Somente respondeu a Presidência do Conselho de Ministros, concluindo do seguinte modo: A) O douto despacho reclamado não merece censura; B) Com efeito, sendo o contrato de gestão e o ato extintivo que lhe pôs termo atos de gestão privada da Administração Pública, verifica-se a incompetência em razão da matéria da jurisdição administrativa para conhecer dos pedidos anulatório e condenatório formulados na presente ação.

Cumpre decidir.

O despacho reclamado tem o teor seguinte: “Na presente acção administrativa especial, os autores formulam o pedido primário de anulação do acto impugnado— inserto na Resolução do Conselho de Ministros n.° 7-A/2015 (publicada na 2.ª Série do DR de 29/1/2015) e que eles qualificam como um acto administrativo vero e próprio — que os demitiu das funções de presidente e vogal do Conselho de Administração da OPART-EPE.

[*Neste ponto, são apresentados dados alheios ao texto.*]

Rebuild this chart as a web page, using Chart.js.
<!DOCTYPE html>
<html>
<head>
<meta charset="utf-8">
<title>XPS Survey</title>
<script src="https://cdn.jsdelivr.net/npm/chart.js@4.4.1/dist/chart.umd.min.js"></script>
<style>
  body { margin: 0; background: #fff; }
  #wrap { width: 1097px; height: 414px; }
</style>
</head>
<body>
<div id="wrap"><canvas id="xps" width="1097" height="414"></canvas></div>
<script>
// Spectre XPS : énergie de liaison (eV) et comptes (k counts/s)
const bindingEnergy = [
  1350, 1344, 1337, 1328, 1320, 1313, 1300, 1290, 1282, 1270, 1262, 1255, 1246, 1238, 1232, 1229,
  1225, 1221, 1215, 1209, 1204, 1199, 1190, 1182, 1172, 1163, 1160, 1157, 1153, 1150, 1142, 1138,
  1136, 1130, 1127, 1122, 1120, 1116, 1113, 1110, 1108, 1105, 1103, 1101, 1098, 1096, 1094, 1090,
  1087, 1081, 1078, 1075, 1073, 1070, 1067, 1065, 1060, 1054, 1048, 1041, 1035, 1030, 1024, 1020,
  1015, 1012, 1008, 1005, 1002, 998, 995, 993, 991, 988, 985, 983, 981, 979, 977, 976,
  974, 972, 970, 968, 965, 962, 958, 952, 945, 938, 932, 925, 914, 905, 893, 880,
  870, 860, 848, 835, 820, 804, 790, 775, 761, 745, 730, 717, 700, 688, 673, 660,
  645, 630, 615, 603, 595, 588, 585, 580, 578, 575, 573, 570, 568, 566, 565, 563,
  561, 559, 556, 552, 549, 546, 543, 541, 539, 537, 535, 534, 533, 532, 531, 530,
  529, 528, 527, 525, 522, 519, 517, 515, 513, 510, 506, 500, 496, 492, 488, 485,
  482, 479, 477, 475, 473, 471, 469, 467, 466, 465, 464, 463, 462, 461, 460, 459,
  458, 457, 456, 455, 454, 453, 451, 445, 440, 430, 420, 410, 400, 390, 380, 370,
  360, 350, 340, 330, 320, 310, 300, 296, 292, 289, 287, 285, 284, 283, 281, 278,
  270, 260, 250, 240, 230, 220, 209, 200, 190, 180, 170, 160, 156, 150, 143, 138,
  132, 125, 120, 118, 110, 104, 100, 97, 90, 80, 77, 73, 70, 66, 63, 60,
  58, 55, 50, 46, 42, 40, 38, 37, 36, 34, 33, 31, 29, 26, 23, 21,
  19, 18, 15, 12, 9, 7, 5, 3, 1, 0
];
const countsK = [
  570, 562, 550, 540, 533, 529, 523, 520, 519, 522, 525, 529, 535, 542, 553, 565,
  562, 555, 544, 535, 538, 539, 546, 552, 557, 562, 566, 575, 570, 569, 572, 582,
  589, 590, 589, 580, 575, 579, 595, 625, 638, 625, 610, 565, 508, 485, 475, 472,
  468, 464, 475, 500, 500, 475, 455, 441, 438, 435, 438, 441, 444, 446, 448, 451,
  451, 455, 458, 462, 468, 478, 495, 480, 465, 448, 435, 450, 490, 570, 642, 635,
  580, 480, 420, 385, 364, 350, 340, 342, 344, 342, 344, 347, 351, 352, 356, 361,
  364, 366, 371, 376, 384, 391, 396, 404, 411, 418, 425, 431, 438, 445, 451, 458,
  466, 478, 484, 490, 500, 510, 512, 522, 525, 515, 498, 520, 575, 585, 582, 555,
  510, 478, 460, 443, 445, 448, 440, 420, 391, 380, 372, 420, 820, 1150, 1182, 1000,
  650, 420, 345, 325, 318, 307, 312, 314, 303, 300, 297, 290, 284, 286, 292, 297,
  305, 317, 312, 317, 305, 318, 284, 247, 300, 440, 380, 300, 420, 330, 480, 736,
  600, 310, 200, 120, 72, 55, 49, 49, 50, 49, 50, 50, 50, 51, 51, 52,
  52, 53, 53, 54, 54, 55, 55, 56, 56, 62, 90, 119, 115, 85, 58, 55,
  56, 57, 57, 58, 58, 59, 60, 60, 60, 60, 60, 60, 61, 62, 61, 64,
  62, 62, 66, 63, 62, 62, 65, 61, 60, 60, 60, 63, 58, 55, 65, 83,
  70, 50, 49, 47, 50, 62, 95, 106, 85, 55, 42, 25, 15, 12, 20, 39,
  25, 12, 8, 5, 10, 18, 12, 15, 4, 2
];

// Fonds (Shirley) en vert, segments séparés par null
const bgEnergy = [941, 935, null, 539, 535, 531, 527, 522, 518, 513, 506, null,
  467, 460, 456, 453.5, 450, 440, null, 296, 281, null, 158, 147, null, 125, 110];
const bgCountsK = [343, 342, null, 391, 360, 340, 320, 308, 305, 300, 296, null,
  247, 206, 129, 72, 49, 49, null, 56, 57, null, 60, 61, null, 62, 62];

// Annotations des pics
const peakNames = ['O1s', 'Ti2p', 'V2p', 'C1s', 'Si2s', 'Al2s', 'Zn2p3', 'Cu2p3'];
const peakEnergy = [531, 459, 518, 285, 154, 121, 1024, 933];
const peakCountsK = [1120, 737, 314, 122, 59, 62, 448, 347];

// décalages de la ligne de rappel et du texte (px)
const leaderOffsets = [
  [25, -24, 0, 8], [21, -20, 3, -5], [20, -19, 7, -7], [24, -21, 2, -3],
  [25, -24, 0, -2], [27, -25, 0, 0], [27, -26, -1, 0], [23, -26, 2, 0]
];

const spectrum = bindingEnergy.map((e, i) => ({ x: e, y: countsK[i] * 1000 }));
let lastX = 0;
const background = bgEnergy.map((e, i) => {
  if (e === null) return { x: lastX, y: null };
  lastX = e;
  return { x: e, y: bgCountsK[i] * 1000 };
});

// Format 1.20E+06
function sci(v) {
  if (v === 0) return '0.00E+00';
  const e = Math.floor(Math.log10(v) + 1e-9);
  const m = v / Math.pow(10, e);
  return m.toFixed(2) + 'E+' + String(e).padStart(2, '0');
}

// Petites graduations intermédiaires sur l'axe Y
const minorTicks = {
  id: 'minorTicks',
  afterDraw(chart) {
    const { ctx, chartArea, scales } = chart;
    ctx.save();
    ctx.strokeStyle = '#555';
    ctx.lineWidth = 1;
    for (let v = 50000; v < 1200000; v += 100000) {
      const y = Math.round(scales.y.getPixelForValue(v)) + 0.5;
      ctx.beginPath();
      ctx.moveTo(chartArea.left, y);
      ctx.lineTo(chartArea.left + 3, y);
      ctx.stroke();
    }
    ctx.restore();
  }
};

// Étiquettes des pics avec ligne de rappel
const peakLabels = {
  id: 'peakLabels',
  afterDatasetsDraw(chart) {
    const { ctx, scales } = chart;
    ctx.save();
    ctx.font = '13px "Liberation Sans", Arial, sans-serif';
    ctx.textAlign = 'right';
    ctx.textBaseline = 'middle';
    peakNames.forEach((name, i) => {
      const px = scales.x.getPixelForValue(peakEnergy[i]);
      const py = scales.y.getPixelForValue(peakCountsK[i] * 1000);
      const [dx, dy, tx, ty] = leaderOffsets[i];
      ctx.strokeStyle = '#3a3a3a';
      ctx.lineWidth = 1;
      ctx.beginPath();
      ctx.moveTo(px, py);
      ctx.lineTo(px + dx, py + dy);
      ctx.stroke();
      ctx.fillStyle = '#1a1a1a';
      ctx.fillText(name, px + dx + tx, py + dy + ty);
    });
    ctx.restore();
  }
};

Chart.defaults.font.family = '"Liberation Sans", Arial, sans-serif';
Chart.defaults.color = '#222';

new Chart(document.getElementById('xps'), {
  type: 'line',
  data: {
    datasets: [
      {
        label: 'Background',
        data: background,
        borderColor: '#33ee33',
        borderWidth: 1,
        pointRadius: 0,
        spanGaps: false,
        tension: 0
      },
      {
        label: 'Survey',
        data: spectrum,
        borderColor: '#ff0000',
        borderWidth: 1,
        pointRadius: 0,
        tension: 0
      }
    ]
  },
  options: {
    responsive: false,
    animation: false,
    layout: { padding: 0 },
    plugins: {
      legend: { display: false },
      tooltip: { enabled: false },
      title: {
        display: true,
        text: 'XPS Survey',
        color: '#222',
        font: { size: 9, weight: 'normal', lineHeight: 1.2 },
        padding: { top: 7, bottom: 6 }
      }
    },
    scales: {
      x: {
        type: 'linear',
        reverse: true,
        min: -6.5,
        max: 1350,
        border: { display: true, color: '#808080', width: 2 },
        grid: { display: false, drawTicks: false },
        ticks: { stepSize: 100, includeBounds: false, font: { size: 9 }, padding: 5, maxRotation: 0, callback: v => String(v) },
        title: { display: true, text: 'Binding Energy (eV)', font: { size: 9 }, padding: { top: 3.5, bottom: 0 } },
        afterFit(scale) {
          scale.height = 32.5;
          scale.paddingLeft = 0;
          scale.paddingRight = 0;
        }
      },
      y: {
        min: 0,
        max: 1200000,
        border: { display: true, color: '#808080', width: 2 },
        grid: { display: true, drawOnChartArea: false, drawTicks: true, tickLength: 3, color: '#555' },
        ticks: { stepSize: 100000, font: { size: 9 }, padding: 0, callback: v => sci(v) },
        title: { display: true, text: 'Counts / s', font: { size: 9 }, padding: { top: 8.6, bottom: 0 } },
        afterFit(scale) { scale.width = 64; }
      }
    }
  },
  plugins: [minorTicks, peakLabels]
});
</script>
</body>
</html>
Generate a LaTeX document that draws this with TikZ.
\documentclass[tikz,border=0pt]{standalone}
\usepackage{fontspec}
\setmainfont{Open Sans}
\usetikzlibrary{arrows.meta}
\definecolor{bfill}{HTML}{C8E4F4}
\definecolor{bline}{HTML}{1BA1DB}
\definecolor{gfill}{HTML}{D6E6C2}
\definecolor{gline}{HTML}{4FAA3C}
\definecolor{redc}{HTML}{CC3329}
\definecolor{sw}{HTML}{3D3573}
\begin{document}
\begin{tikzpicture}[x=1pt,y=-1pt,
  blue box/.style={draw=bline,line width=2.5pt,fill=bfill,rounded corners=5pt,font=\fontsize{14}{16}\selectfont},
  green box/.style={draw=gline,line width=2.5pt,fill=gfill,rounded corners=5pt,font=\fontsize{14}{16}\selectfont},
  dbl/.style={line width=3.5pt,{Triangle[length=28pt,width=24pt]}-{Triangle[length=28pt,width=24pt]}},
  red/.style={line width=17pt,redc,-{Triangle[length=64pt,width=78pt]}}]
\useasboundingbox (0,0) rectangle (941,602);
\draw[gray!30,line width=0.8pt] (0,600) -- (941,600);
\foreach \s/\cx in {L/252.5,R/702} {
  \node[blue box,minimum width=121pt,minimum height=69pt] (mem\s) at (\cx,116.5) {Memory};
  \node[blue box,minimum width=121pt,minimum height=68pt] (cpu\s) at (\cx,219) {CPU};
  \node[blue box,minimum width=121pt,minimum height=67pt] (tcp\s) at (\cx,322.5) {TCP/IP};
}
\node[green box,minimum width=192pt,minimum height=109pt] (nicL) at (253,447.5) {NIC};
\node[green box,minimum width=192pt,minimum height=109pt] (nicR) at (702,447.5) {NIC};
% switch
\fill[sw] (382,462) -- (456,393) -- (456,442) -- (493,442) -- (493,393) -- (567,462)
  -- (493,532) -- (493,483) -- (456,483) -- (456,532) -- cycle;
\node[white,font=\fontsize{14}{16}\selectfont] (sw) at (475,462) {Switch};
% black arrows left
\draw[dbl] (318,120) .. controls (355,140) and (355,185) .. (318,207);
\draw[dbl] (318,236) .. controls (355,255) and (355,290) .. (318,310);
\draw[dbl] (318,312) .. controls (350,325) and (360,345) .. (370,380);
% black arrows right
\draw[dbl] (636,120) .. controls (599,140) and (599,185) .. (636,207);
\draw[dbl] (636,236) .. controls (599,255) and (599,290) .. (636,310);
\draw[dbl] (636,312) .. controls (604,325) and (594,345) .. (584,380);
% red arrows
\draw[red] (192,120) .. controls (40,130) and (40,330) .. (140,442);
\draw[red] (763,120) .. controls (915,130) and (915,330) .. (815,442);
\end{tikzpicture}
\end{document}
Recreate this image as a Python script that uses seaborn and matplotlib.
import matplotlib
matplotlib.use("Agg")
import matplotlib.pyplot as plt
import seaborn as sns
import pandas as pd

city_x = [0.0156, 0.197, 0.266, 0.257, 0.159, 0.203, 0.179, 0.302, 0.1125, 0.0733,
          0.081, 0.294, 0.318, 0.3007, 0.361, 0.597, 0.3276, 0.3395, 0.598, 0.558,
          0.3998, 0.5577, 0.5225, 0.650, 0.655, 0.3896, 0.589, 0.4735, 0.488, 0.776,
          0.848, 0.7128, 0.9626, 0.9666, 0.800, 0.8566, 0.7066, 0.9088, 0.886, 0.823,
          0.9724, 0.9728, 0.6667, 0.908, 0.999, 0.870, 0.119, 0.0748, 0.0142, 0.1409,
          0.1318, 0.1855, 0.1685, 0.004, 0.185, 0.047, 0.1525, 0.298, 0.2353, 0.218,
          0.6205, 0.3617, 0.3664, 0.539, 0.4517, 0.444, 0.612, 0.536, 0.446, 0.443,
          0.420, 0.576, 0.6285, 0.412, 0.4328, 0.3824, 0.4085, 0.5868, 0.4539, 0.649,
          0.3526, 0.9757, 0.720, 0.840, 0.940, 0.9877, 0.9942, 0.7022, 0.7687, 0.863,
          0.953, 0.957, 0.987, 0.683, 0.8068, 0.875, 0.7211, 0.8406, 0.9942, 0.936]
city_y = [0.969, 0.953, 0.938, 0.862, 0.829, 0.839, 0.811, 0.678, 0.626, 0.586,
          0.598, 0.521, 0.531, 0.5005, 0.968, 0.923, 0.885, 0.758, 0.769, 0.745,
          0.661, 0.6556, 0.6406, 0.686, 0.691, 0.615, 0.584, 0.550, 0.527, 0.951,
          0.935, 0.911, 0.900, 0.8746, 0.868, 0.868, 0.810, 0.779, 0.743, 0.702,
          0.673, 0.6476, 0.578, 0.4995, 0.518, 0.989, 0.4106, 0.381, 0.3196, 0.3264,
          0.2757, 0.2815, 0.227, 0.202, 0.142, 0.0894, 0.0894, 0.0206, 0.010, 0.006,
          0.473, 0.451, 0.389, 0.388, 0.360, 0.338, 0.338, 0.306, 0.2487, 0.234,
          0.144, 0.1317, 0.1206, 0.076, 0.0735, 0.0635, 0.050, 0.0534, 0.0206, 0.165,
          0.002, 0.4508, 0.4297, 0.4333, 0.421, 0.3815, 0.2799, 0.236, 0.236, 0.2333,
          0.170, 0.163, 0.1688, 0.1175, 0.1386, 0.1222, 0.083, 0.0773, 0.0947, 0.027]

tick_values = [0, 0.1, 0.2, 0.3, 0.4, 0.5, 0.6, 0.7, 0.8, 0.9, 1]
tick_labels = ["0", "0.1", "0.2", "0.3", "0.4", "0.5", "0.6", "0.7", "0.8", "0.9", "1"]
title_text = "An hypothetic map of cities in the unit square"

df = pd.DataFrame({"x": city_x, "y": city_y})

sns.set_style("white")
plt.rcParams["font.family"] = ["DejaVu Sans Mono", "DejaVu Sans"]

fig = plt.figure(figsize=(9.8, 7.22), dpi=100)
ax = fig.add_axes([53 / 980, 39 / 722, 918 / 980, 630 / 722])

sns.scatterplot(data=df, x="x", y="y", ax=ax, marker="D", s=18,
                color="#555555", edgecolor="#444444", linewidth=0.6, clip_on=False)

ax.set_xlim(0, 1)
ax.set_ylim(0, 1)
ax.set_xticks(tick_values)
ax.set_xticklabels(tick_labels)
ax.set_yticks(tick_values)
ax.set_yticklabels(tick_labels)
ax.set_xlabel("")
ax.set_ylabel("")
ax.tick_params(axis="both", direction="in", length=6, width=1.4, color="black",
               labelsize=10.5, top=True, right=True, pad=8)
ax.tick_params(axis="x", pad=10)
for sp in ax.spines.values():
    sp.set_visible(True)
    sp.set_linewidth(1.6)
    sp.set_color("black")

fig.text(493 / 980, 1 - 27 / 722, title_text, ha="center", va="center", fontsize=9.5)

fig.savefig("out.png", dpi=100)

A Presidência do Conselho de Ministros nega que tal acto seja administrativo. Integra-o, antes, na chamada «gestão privada», caracterizando-o como o exercício da função accionista do Estado — em correspondência com o que se estatui no DL n.° 133/2013 e no Estatuto do Gestor Público (o EGP aprovado pelo DL n.° 71/2007, de 27/3). Esse exercício teria posto fim aos contratos de «mandato» (aliás, ínsitos no «contrato de gestão» referido naquele EGP) celebrados com os autores, circunstância que diferenciaria os poderes extintivos usados — e previstos no art. 26° do mesmo EGP — de quaisquer prerrogativas de direito público.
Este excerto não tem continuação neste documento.